=== CHALLENGE ===
Identify all lines of the data containing the string "drawn" and copy them.

** Begin **

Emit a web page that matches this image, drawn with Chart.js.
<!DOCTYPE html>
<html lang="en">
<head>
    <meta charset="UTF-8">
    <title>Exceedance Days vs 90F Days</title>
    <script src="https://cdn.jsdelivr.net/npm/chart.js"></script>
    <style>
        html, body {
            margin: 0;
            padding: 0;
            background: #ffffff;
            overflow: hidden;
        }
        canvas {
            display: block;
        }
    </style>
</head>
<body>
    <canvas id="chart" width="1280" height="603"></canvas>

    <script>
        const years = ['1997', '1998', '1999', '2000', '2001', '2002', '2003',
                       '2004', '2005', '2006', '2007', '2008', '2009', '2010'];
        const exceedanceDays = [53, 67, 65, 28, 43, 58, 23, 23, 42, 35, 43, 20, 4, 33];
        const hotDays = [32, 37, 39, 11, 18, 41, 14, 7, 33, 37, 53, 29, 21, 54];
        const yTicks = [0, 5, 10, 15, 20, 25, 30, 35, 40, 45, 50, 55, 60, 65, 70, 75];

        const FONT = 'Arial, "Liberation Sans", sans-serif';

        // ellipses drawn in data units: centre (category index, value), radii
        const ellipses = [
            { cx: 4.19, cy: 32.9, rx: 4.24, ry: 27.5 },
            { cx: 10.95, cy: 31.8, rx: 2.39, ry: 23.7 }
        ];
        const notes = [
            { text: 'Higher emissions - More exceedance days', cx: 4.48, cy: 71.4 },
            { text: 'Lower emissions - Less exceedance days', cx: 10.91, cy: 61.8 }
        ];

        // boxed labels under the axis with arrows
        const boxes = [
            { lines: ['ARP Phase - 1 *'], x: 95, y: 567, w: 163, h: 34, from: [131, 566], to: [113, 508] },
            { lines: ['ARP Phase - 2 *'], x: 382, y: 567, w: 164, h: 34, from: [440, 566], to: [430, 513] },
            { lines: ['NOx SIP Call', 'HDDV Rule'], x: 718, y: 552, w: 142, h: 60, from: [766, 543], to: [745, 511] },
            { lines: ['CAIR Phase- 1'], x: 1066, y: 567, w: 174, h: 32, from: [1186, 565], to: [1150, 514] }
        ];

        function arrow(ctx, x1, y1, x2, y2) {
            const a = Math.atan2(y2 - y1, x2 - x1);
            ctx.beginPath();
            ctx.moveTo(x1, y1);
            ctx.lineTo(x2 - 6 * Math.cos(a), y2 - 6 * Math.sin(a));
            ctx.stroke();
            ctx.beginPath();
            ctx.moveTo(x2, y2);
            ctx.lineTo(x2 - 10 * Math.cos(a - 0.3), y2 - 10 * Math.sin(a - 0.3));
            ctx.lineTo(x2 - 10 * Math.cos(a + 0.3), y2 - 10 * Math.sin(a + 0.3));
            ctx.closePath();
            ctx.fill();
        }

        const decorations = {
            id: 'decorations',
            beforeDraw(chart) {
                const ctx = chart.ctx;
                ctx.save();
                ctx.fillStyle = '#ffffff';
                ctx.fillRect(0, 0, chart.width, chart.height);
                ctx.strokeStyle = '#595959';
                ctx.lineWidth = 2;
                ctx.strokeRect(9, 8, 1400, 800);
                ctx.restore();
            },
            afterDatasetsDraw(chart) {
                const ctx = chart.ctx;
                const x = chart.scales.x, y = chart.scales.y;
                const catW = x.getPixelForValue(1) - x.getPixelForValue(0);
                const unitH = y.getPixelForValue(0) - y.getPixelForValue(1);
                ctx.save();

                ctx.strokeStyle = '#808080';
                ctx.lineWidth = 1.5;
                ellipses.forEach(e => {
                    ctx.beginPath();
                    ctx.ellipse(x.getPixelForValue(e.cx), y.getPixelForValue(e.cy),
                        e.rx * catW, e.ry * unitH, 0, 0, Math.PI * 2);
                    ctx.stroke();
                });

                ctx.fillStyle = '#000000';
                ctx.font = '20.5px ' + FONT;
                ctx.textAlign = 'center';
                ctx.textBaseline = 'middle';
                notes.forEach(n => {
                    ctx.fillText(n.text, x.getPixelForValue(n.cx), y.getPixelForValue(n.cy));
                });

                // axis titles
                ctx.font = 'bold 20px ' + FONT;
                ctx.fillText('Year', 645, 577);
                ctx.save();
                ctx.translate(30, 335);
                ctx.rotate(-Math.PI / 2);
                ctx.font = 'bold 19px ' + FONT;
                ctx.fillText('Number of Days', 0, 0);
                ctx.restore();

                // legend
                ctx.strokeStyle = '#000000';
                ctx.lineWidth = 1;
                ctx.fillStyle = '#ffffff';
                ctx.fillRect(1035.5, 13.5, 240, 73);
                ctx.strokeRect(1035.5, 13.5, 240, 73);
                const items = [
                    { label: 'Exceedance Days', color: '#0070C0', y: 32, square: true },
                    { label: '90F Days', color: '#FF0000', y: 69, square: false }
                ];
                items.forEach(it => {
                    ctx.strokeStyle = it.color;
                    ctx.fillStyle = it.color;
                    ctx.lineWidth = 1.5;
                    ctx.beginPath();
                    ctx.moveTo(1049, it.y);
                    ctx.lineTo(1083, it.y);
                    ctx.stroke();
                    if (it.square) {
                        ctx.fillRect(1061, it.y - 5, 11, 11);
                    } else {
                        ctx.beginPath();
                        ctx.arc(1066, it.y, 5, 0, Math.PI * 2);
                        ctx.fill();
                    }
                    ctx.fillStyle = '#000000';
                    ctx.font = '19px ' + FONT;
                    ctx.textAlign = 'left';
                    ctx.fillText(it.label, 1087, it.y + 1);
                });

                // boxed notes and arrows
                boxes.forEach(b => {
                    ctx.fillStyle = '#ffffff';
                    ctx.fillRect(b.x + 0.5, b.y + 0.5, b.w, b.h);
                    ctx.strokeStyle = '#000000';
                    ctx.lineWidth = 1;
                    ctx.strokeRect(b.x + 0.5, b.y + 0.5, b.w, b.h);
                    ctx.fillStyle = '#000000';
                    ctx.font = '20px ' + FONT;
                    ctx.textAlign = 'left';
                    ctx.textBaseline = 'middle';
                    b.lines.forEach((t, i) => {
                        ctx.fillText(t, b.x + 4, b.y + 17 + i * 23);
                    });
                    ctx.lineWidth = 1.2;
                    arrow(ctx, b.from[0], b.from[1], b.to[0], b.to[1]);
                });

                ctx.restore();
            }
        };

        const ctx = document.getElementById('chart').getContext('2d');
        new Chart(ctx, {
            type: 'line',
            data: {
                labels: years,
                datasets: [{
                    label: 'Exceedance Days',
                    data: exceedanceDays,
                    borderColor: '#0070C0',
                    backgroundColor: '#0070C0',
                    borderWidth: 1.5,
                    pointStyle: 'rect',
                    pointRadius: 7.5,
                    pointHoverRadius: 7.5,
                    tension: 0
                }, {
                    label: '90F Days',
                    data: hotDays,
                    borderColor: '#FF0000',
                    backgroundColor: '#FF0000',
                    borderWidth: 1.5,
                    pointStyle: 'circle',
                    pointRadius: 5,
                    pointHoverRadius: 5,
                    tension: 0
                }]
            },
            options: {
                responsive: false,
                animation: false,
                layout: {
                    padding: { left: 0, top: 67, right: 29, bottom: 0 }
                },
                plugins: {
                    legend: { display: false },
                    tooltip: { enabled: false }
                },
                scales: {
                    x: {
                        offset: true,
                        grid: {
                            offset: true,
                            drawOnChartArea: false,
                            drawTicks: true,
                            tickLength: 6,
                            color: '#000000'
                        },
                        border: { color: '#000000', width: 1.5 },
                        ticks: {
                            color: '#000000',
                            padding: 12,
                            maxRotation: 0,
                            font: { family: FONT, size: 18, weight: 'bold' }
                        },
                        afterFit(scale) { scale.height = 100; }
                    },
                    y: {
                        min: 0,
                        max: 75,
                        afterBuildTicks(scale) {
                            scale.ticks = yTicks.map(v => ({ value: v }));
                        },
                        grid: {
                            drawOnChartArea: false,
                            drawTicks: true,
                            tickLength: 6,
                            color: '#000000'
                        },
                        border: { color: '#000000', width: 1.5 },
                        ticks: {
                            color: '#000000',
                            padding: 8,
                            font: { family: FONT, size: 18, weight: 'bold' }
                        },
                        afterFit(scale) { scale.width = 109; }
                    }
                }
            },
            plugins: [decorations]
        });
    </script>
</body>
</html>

** End **

=== OUTPUT BELOW ===
Emit a web page that matches this image, drawn with Chart.js.
        // ellipses drawn in data units: centre (category index, value), radii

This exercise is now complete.